Yes, the machines are a bit tattier and more are a little broken and my favourite video shoot-em-up wasn't there anymore.
But... it's still fun.
There was a weird water cannon to fire at plastic pirates and skulls and other targets. And I played a broken thump the crocodile -- gathering three teenage boys. Which meant not scowling and thumping quite so maniacally as I would without close observation.
There was ball throwing, and coin rolling, and...
I really nearly took a ride in the Rice Bowl... but my brother wouldn't and I wasn't riding alone ::grins:: and I mean all alone -- late afternoon/early evening is a great time for easy access to all the games but not so much for disguising your screams :)

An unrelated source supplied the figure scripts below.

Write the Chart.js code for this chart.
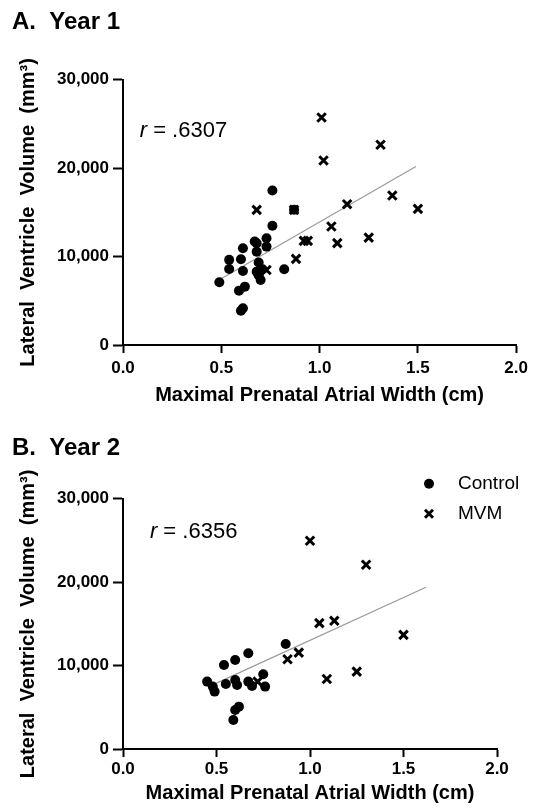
<!DOCTYPE html>
<html>
<head>
<meta charset="utf-8">
<script src="https://cdn.jsdelivr.net/npm/chart.js@4/dist/chart.umd.min.js"></script>
<style>
  body { margin: 0; background: #fff; }
  .panel { position: relative; width: 533px; }
</style>
</head>
<body>
<div class="panel" style="height:420px"><canvas id="chartA"></canvas></div>
<div class="panel" style="height:392px"><canvas id="chartB"></canvas></div>
<script>
// Year 1
const controlX1 = [0.49, 0.54, 0.54, 0.60, 0.61, 0.61, 0.59, 0.62, 0.61, 0.60, 0.67, 0.68, 0.68, 0.69, 0.68, 0.70, 0.73, 0.73, 0.71, 0.76, 0.76, 0.82, 0.87, 0.69];
const controlY1 = [7100, 9630, 8600, 9700, 10950, 8380, 6150, 6600, 4150, 3870, 11700, 11510, 10560, 9330, 8300, 7360, 12080, 11130, 8570, 13480, 17480, 8570, 15290, 7900];
const mvmX1 = [0.68, 0.73, 0.87, 1.01, 1.02, 1.31, 1.14, 1.37, 1.50, 1.06, 1.09, 1.25, 0.92, 0.94, 0.88];
const mvmY1 = [15290, 8490, 15290, 25740, 20870, 22650, 15930, 16910, 15400, 13400, 11520, 12150, 11780, 11780, 9740];
const fitX1 = [0.49, 1.49];
const fitY1 = [7370, 20200];

// Year 2
const controlX2 = [0.45, 0.49, 0.48, 0.54, 0.55, 0.60, 0.60, 0.61, 0.62, 0.60, 0.59, 0.67, 0.67, 0.69, 0.75, 0.76, 0.87];
const controlY2 = [8080, 6880, 7480, 10080, 7800, 8280, 10680, 7680, 5080, 4680, 3480, 11480, 8080, 7560, 8960, 7480, 12600];
const mvmX2 = [0.72, 0.88, 0.94, 1.00, 1.05, 1.13, 1.09, 1.30, 1.50, 1.25];
const mvmY2 = [8080, 10760, 11560, 24970, 15090, 15370, 8400, 22090, 13690, 9280];
const fitX2 = [0.50, 1.62];
const fitY2 = [7900, 19400];

const xTicks = [0, 0.5, 1.0, 1.5, 2.0];
const yTicks = [0, 10000, 20000, 30000];

Chart.defaults.font.family = '"Liberation Sans", Arial, sans-serif';
Chart.defaults.color = '#000';

const pts = (xs, ys) => xs.map((x, i) => ({ x: x, y: ys[i] }));

// r value text, placed in data units
const rLabel = {
  id: 'rLabel',
  afterDraw(chart) {
    const o = chart.options.plugins.rLabel;
    const ctx = chart.ctx;
    const px = chart.scales.x.getPixelForValue(o.x);
    const py = chart.scales.y.getPixelForValue(o.y);
    ctx.save();
    ctx.fillStyle = '#000';
    ctx.textBaseline = 'middle';
    ctx.textAlign = 'left';
    ctx.font = 'italic 22px "Liberation Sans", Arial, sans-serif';
    ctx.fillText('r', px, py);
    const w = ctx.measureText('r').width;
    ctx.font = '22px "Liberation Sans", Arial, sans-serif';
    ctx.fillText(' = ' + o.text, px + w, py);
    ctx.restore();
  }
};

// small legend in the upper right of panel B
const cornerLegend = {
  id: 'cornerLegend',
  afterDraw(chart) {
    const o = chart.options.plugins.cornerLegend;
    if (!o || !o.show) return;
    const ctx = chart.ctx;
    const a = chart.chartArea;
    const mx = a.right - 68, tx = a.right - 39;
    ctx.save();
    ctx.fillStyle = '#000';
    ctx.strokeStyle = '#000';
    // Control
    let y = a.top - 15;
    ctx.beginPath();
    ctx.arc(mx, y, 5, 0, Math.PI * 2);
    ctx.fill();
    // MVM
    let y2 = a.top + 15;
    ctx.lineWidth = 3;
    ctx.beginPath();
    ctx.moveTo(mx - 4, y2 - 4); ctx.lineTo(mx + 4, y2 + 4);
    ctx.moveTo(mx + 4, y2 - 4); ctx.lineTo(mx - 4, y2 + 4);
    ctx.stroke();
    ctx.font = '19px "Liberation Sans", Arial, sans-serif';
    ctx.textBaseline = 'middle';
    ctx.fillText('Control', tx, y);
    ctx.fillText('MVM', tx, y2);
    ctx.restore();
  }
};

function makeChart(id, cfg) {
  return new Chart(document.getElementById(id), {
    type: 'scatter',
    data: {
      datasets: [
        {
          label: 'Control',
          data: pts(cfg.cx, cfg.cy),
          pointStyle: 'circle',
          pointRadius: 5,
          pointHoverRadius: 5,
          backgroundColor: '#000',
          borderColor: '#000',
          borderWidth: 0
        },
        {
          label: 'MVM',
          data: pts(cfg.mx, cfg.my),
          pointStyle: 'crossRot',
          pointRadius: 6,
          pointHoverRadius: 6,
          borderColor: '#000',
          borderWidth: 3
        },
        {
          type: 'line',
          label: 'fit',
          data: pts(cfg.fx, cfg.fy),
          borderColor: '#9a9a9a',
          borderWidth: 1.2,
          pointRadius: 0,
          fill: false
        }
      ]
    },
    options: {
      responsive: true,
      maintainAspectRatio: false,
      animation: false,
      layout: { padding: { left: 12, right: cfg.padRight, top: 0, bottom: 0 } },
      scales: {
        x: {
          type: 'linear',
          min: 0,
          max: 2,
          afterBuildTicks: s => { s.ticks = xTicks.map(v => ({ value: v })); },
          afterFit: s => { s.height = cfg.xHeight; },
          ticks: {
            font: { size: 17, weight: 'bold' },
            padding: cfg.xTickPad,
            callback: v => v.toFixed(1)
          },
          border: { color: '#000', width: 2 },
          grid: { drawOnChartArea: false, tickLength: 8, tickWidth: 2, tickColor: '#000', color: '#000' },
          title: {
            display: true,
            text: 'Maximal Prenatal Atrial Width (cm)',
            font: { size: 20, weight: 'bold' },
            padding: { top: 0, bottom: cfg.xTitlePad }
          }
        },
        y: {
          min: 0,
          max: 30000,
          afterBuildTicks: s => { s.ticks = yTicks.map(v => ({ value: v })); },
          afterFit: s => { s.width = 111; },
          ticks: {
            font: { size: 17, weight: 'bold' },
            padding: 4,
            callback: v => v.toLocaleString('en-US')
          },
          border: { color: '#000', width: 2 },
          grid: { drawOnChartArea: false, tickLength: 10, tickWidth: 2, tickColor: '#000', color: '#000' },
          title: {
            display: true,
            text: 'Lateral  Ventricle  Volume  (mm\u00B3)',
            font: { size: 20, weight: 'bold' },
            padding: { top: 4, bottom: 0 }
          }
        }
      },
      plugins: {
        legend: { display: false },
        tooltip: { enabled: false },
        title: {
          display: true,
          text: cfg.title,
          align: 'start',
          font: { size: 24, weight: 'bold' },
          padding: { top: cfg.titleTop, bottom: cfg.titleBottom }
        },
        rLabel: cfg.r,
        cornerLegend: { show: cfg.legend }
      }
    },
    plugins: [rLabel, cornerLegend]
  });
}

makeChart('chartA', {
  cx: controlX1, cy: controlY1, mx: mvmX1, my: mvmY1, fx: fitX1, fy: fitY1,
  title: 'A.  Year 1', titleTop: 8, titleBottom: 43,
  padRight: 13, xHeight: 75, xTickPad: 5, xTitlePad: 13,
  r: { x: 0.085, y: 24230, text: '.6307' },
  legend: false
});

makeChart('chartB', {
  cx: controlX2, cy: controlY2, mx: mvmX2, my: mvmY2, fx: fitX2, fy: fitY2,
  title: 'B.  Year 2', titleTop: 14, titleBottom: 36,
  padRight: 36, xHeight: 63, xTickPad: 2, xTitlePad: 7,
  r: { x: 0.144, y: 26050, text: '.6356' },
  legend: true
});
</script>
</body>
</html>
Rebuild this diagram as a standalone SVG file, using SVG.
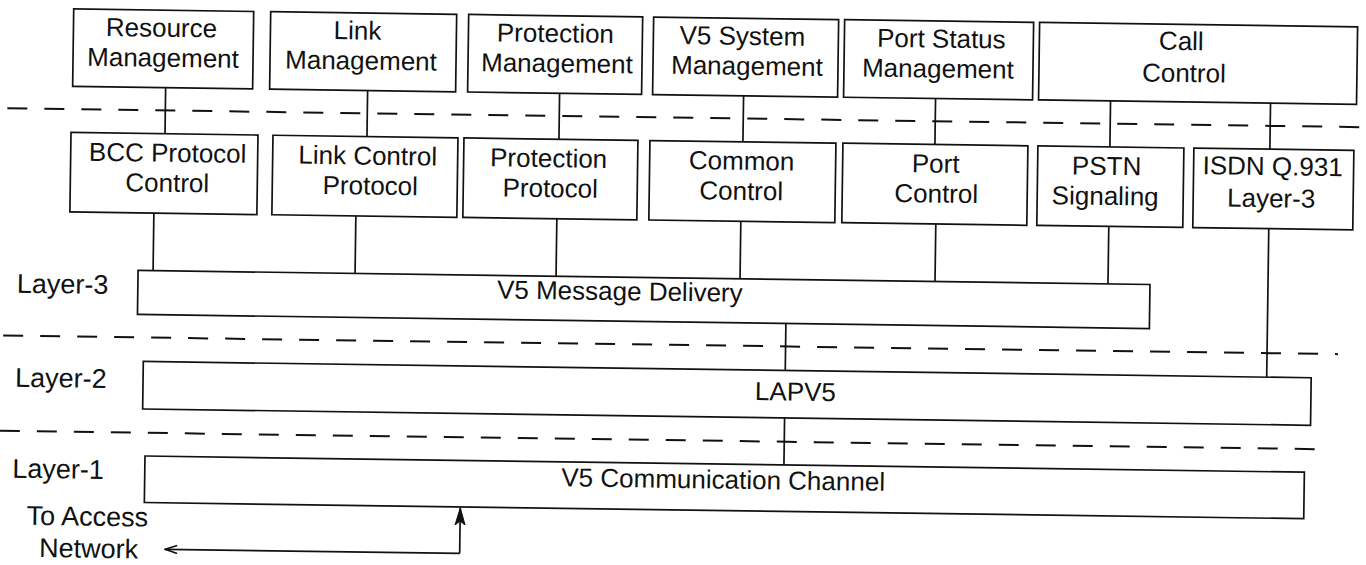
<svg xmlns="http://www.w3.org/2000/svg" width="1366" height="565" viewBox="0 0 1366 565">
  <defs>
    <style>
      .box { fill: #fff; stroke: #111; stroke-width: 1.7; }
      .lbl { font-family: "Liberation Sans", Arial, sans-serif; font-size: 26px; fill: #111; text-anchor: middle; }
      .side { font-family: "Liberation Sans", Arial, sans-serif; font-size: 27px; fill: #111; }
      .wire { stroke: #111; stroke-width: 1.7; fill: none; }
      .sep { stroke: #111; stroke-width: 2; stroke-dasharray: 20 17; fill: none; }
    </style>
    <marker id="arrow" viewBox="0 0 14 10" refX="13" refY="5" markerWidth="14" markerHeight="10" markerUnits="userSpaceOnUse" orient="auto">
      <path d="M1,1 L13,5 L1,9" fill="none" stroke="#111" stroke-width="1.7"/>
    </marker>
    <marker id="arrow-solid" viewBox="0 0 18 12" refX="17" refY="6" markerWidth="18" markerHeight="12" markerUnits="userSpaceOnUse" orient="auto">
      <path d="M0,1 L17,6 L0,11 L4,6 Z" fill="#111" stroke="#111" stroke-width="1"/>
    </marker>
  </defs>
  <rect width="1366" height="565" fill="#fff"/>

  <g transform="rotate(0.8 683 280)">
    <!-- layer separators -->
    <g id="separators">
      <line class="sep" x1="5" y1="117.7" x2="1366" y2="117.7"/>
      <line class="sep" x1="4" y1="345" x2="1339" y2="345"/>
      <line class="sep" x1="2" y1="440.3" x2="1334" y2="440.3"/>
    </g>

    <!-- connectors -->
    <g id="connectors">
      <line class="wire" x1="163" y1="95" x2="163" y2="141"/>
      <line class="wire" x1="365" y1="95" x2="365" y2="141"/>
      <line class="wire" x1="557" y1="95" x2="557" y2="141"/>
      <line class="wire" x1="741" y1="95" x2="741" y2="141"/>
      <line class="wire" x1="933" y1="95" x2="933" y2="141"/>
      <line class="wire" x1="1108" y1="95" x2="1108" y2="141"/>
      <line class="wire" x1="1268" y1="95" x2="1268" y2="141"/>

      <line class="wire" x1="153" y1="220.5" x2="153" y2="278"/>
      <line class="wire" x1="355" y1="220.5" x2="355" y2="278"/>
      <line class="wire" x1="556" y1="220.5" x2="556" y2="278"/>
      <line class="wire" x1="740" y1="220.5" x2="740" y2="278"/>
      <line class="wire" x1="935" y1="220.5" x2="935" y2="278"/>
      <line class="wire" x1="1108" y1="220.5" x2="1108" y2="278"/>
      <line class="wire" x1="1268" y1="220.5" x2="1268" y2="369"/>

      <line class="wire" x1="786.5" y1="322" x2="786.5" y2="369"/>
      <line class="wire" x1="786.5" y1="416.5" x2="786.5" y2="463.5"/>

      <polyline class="wire" points="463.5,556.5 463.5,511" marker-end="url(#arrow-solid)"/>
      <polyline class="wire" points="463.5,556.5 169,556.5" marker-end="url(#arrow)"/>
    </g>

    <!-- management functions -->
    <g id="resource-management">
      <rect class="box" x="70" y="17.5" width="180" height="77.5"/>
      <text class="lbl" x="158" y="44">Resource</text>
      <text class="lbl" x="160" y="74">Management</text>
    </g>
    <g id="link-management">
      <rect class="box" x="267" y="17.5" width="186" height="77.5"/>
      <text class="lbl" x="354" y="44">Link</text>
      <text class="lbl" x="358" y="74">Management</text>
    </g>
    <g id="protection-management">
      <rect class="box" x="465" y="17.5" width="174" height="77.5"/>
      <text class="lbl" x="552" y="44">Protection</text>
      <text class="lbl" x="554" y="74">Management</text>
    </g>
    <g id="v5-system-management">
      <rect class="box" x="650" y="17.5" width="185" height="77.5"/>
      <text class="lbl" x="739" y="44">V5 System</text>
      <text class="lbl" x="744" y="74">Management</text>
    </g>
    <g id="port-status-management">
      <rect class="box" x="841" y="17.5" width="189" height="77.5"/>
      <text class="lbl" x="938" y="44">Port Status</text>
      <text class="lbl" x="935" y="74">Management</text>
    </g>
    <g id="call-control">
      <rect class="box" x="1036" y="17.5" width="318" height="77.5"/>
      <text class="lbl" x="1178" y="43">Call</text>
      <text class="lbl" x="1181" y="75">Control</text>
    </g>

    <!-- layer-3 protocols -->
    <g id="bcc-protocol-control">
      <rect class="box" x="69" y="141" width="187" height="79.5"/>
      <text class="lbl" x="166" y="169">BCC Protocol</text>
      <text class="lbl" x="166" y="199">Control</text>
    </g>
    <g id="link-control-protocol">
      <rect class="box" x="271" y="141" width="185" height="79.5"/>
      <text class="lbl" x="366" y="169">Link Control</text>
      <text class="lbl" x="369" y="199">Protocol</text>
    </g>
    <g id="protection-protocol">
      <rect class="box" x="462" y="141" width="174" height="79.5"/>
      <text class="lbl" x="547" y="169">Protection</text>
      <text class="lbl" x="549" y="199">Protocol</text>
    </g>
    <g id="common-control">
      <rect class="box" x="648" y="141" width="186" height="79.5"/>
      <text class="lbl" x="740" y="169">Common</text>
      <text class="lbl" x="740" y="199">Control</text>
    </g>
    <g id="port-control">
      <rect class="box" x="841" y="141" width="185" height="79.5"/>
      <text class="lbl" x="934" y="169">Port</text>
      <text class="lbl" x="935" y="199">Control</text>
    </g>
    <g id="pstn-signaling">
      <rect class="box" x="1036" y="141" width="146" height="79.5"/>
      <text class="lbl" x="1105" y="169">PSTN</text>
      <text class="lbl" x="1104" y="199">Signaling</text>
    </g>
    <g id="isdn-q931">
      <rect class="box" x="1192" y="141" width="160" height="79.5"/>
      <text class="lbl" x="1271" y="167">ISDN Q.931</text>
      <text class="lbl" x="1270" y="199">Layer-3</text>
    </g>

    <!-- lower layers -->
    <g id="v5-message-delivery">
      <rect class="box" x="138" y="278" width="1012" height="44"/>
      <text class="lbl" x="620" y="301">V5 Message Delivery</text>
    </g>
    <g id="lapv5">
      <rect class="box" x="144.5" y="369" width="1168" height="47.5"/>
      <text class="lbl" x="797" y="399">LAPV5</text>
    </g>
    <g id="v5-communication-channel">
      <rect class="box" x="147.5" y="463.5" width="1159.5" height="46.5"/>
      <text class="lbl" x="726" y="488">V5 Communication Channel</text>
    </g>

    <!-- layer names and access network note -->
    <g id="labels">
      <text class="side" x="17" y="302">Layer-3</text>
      <text class="side" x="16.5" y="396">Layer-2</text>
      <text class="side" x="15" y="487">Layer-1</text>
      <text class="side" x="30" y="534">To Access</text>
      <text class="side" x="43" y="566">Network</text>
    </g>
  </g>
</svg>
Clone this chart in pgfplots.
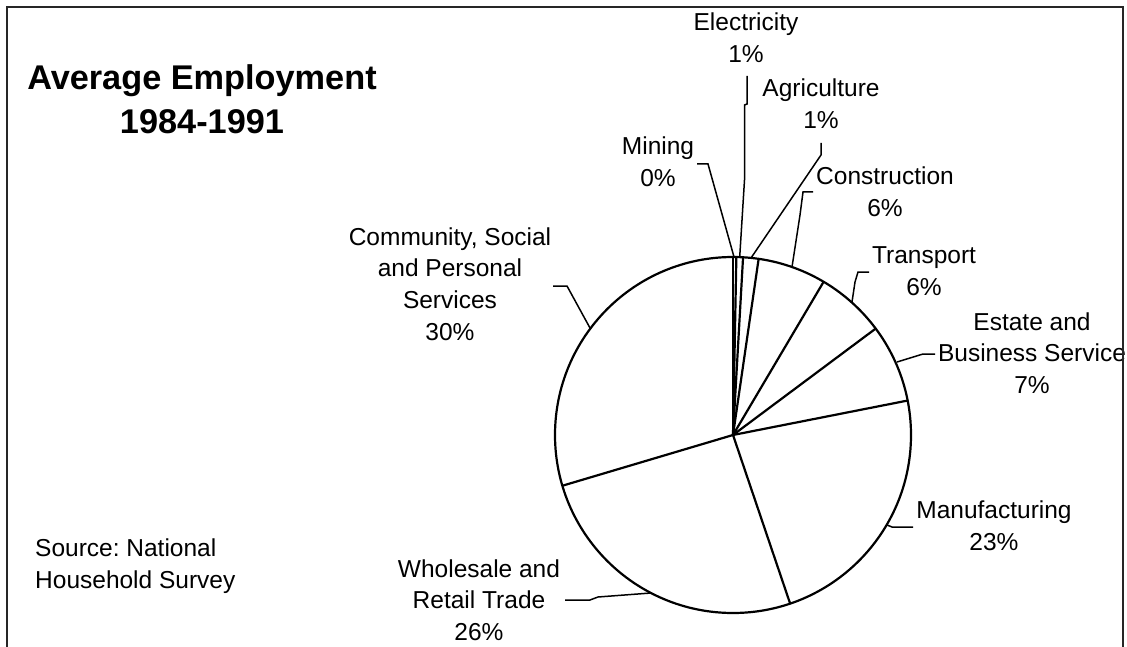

The other ride I liked the look of was closed.
Another crocodile whacking session, and then the arcades... mostly the coin topples.
Today's fairings are: two Dennis the Menace clip-on dolls; one Winnie-The-Pooh aeroplane ('pull me back and watch me go!'); one necklace of some kind of black and spotted beads; one nice 'gold' chain, and a fuzzy turquoise-green duck with a magnet in its belly (which had got stuck and wouldn't go down the slot and so the nice woman on the stall handed it over).
On our way out my brother pointed at a rocket simulator 'I can't tell what it does' I said. He shrugs. 'Do you want to try?' I ask. 'Oh, I've been on it...' 'Then you know what it does...' 'No.' 'Huh?' And we were headed back to the car by this time. 'Well it was instantly forgettable' 'And I should ride it because?' 'I forget' 'Was that the brain damage or...' 'The boredom, probably'. And yes, at the end of a couple of hours fun... it did seem very funny.
Home. Duck and roast potatoes for dinner, sauce a bit of M&S fruit compote mixed into onion fried in the duck juices.